◆ Exercise objective:
Whenever a line below holds the word "standalone", copy that line.

◆ Information supplied:
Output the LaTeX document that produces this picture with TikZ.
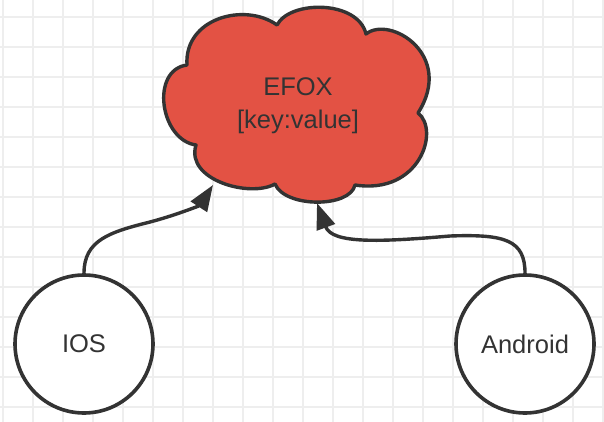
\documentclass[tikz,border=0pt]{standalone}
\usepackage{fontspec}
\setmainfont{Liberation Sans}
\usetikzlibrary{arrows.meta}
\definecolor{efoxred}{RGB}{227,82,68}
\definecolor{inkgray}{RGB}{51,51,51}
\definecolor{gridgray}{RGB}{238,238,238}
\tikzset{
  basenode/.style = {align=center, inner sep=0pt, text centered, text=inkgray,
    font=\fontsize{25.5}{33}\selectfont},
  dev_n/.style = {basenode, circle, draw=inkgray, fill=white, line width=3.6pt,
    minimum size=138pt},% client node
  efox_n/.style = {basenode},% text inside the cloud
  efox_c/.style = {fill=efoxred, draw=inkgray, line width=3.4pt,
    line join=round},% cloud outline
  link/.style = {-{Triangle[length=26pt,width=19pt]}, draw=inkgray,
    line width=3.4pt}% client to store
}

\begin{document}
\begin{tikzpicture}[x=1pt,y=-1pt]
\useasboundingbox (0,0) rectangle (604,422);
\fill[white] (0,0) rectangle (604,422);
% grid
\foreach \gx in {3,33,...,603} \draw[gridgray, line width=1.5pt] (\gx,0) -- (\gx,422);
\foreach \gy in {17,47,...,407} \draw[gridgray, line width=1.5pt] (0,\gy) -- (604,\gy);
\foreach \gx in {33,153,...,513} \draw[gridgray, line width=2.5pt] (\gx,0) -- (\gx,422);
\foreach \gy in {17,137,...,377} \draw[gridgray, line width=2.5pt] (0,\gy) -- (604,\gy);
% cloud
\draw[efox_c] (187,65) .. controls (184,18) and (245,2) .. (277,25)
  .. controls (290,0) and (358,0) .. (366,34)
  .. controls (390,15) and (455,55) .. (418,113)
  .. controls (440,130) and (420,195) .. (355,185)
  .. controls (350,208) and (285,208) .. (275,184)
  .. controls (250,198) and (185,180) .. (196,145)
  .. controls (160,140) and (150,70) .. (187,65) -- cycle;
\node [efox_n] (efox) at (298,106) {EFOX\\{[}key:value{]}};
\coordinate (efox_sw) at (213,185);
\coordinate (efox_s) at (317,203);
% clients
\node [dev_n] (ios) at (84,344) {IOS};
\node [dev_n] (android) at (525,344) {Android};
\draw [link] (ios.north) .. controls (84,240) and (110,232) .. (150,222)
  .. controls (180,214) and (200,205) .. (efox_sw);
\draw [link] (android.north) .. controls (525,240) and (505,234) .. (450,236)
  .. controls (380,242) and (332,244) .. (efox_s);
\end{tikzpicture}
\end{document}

---

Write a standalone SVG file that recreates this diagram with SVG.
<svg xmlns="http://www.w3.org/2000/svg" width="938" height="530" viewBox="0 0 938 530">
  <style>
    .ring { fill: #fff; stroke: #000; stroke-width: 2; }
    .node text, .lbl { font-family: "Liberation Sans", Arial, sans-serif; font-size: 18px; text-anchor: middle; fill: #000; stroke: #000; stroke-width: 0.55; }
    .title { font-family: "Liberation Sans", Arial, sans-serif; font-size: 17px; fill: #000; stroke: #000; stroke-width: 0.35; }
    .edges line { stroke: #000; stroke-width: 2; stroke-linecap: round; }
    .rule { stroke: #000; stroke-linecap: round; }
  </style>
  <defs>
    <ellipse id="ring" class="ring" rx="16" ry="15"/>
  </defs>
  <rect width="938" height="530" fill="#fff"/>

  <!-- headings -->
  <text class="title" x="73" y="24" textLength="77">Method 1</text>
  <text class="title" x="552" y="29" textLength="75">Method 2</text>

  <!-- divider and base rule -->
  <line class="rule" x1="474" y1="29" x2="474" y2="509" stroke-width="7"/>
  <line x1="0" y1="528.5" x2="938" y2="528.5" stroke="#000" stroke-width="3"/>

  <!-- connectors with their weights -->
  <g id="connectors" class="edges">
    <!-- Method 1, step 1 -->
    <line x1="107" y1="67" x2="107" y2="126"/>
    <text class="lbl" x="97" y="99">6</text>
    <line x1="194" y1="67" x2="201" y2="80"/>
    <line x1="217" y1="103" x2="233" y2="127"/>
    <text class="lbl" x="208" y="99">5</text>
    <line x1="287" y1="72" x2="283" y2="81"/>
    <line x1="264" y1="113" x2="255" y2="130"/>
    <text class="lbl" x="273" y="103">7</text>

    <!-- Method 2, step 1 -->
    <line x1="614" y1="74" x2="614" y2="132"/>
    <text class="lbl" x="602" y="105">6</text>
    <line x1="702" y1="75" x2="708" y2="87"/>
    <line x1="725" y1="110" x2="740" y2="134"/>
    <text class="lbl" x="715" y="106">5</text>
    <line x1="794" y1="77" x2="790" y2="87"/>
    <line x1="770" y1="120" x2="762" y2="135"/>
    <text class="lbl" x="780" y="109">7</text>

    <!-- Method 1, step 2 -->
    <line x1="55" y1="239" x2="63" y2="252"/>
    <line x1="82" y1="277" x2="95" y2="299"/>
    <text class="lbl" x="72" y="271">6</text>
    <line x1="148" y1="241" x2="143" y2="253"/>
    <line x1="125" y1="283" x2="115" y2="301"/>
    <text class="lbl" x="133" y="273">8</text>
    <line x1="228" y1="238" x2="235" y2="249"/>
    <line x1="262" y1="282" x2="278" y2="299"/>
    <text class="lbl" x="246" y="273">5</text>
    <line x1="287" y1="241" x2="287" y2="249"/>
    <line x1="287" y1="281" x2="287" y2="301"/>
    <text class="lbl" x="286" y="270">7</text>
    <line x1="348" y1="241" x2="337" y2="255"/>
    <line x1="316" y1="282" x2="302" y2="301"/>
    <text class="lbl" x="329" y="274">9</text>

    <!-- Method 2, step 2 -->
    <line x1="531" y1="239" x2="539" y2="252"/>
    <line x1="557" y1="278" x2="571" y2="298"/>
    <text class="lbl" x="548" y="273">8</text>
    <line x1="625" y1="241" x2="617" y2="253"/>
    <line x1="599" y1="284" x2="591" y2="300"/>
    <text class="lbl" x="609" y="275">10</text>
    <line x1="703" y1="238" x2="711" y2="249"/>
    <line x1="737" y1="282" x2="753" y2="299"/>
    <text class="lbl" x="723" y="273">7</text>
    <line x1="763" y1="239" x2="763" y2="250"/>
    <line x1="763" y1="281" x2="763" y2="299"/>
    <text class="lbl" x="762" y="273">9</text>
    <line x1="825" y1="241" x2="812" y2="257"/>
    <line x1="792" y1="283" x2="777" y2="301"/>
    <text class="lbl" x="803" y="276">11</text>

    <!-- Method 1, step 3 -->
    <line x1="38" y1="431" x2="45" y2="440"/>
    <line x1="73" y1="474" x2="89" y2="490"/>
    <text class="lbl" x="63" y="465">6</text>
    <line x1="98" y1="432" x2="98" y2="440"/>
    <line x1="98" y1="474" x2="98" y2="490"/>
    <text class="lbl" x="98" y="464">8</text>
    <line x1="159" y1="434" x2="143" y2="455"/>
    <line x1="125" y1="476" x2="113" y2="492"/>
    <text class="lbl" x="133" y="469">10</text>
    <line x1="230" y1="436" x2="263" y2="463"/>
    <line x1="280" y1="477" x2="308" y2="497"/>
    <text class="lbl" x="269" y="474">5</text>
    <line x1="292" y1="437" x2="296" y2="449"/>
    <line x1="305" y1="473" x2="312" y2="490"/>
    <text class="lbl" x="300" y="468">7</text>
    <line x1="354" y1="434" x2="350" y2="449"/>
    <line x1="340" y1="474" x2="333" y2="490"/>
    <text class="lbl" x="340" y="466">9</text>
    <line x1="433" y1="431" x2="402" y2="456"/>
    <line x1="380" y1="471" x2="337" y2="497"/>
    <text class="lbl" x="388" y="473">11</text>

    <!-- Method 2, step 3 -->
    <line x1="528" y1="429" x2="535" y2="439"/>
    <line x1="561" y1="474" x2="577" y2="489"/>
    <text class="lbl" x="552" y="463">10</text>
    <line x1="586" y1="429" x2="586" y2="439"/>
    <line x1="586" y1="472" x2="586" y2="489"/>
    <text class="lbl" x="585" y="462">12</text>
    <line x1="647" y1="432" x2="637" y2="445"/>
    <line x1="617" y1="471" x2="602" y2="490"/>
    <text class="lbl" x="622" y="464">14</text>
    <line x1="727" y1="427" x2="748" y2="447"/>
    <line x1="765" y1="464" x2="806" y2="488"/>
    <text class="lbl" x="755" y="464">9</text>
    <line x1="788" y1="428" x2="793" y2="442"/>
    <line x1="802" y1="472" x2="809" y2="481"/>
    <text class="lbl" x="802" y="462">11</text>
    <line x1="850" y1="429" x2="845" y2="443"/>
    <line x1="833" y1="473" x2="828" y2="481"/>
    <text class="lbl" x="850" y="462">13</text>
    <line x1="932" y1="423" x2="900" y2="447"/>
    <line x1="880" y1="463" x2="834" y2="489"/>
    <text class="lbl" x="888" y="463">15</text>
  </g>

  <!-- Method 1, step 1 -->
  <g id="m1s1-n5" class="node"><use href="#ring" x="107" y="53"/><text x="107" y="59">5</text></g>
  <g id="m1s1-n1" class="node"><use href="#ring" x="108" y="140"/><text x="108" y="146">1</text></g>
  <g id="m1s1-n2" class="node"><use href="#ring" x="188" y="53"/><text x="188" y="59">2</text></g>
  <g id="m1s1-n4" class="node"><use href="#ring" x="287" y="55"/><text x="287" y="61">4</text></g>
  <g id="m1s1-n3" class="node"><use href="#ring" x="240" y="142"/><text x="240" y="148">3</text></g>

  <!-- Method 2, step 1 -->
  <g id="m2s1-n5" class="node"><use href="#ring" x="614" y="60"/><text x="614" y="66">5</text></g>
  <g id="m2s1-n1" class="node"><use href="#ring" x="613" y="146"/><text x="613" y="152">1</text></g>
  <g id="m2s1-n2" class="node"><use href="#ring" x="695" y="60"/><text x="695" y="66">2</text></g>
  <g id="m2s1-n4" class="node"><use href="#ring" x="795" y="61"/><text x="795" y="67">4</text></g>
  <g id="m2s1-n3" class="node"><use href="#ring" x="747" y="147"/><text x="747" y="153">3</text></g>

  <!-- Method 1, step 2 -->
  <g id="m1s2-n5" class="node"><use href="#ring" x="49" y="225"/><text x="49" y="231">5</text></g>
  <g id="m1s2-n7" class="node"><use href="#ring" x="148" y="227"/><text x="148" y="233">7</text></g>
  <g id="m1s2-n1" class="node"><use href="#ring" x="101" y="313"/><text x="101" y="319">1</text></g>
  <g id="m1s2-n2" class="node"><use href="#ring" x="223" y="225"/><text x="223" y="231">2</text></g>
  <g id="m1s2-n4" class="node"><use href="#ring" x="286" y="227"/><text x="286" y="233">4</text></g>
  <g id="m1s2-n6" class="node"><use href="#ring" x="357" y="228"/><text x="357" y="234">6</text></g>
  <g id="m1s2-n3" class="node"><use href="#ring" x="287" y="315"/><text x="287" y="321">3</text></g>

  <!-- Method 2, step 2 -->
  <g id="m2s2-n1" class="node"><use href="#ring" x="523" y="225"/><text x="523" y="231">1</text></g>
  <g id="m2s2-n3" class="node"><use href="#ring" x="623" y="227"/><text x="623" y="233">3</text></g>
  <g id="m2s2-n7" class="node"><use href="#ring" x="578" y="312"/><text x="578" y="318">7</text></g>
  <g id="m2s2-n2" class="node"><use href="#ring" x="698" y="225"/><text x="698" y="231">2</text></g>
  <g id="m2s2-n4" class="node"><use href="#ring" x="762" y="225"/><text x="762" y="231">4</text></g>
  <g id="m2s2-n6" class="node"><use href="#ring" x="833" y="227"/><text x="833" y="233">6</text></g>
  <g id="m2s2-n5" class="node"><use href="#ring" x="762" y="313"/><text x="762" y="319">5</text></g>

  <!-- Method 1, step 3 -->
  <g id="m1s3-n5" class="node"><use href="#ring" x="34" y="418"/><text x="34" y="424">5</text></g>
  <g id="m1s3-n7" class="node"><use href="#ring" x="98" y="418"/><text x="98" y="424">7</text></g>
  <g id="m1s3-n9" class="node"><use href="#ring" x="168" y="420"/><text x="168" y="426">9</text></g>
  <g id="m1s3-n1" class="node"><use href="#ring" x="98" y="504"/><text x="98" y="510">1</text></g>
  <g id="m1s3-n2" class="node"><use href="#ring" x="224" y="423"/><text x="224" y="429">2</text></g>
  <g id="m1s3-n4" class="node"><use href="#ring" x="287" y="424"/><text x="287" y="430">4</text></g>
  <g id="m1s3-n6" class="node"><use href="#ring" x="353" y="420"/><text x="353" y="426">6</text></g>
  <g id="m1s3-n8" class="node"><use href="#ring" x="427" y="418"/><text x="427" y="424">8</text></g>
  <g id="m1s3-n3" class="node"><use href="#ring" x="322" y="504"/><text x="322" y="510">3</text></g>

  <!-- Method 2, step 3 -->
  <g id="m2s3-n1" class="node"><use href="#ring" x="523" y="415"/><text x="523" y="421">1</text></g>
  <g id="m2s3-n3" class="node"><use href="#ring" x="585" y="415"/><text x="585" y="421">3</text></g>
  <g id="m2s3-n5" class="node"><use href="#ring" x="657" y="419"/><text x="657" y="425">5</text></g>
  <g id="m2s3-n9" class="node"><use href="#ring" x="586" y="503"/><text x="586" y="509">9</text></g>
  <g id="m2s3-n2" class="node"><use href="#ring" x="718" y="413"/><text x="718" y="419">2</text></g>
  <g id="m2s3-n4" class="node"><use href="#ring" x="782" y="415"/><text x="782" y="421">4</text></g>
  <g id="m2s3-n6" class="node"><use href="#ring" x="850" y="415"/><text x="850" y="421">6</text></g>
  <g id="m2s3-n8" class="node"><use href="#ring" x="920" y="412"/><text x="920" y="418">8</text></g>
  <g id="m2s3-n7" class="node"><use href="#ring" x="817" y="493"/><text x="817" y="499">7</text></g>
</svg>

◆ Result of this task:
\documentclass[tikz,border=0pt]{standalone}
Write a standalone SVG file that recreates this diagram with SVG.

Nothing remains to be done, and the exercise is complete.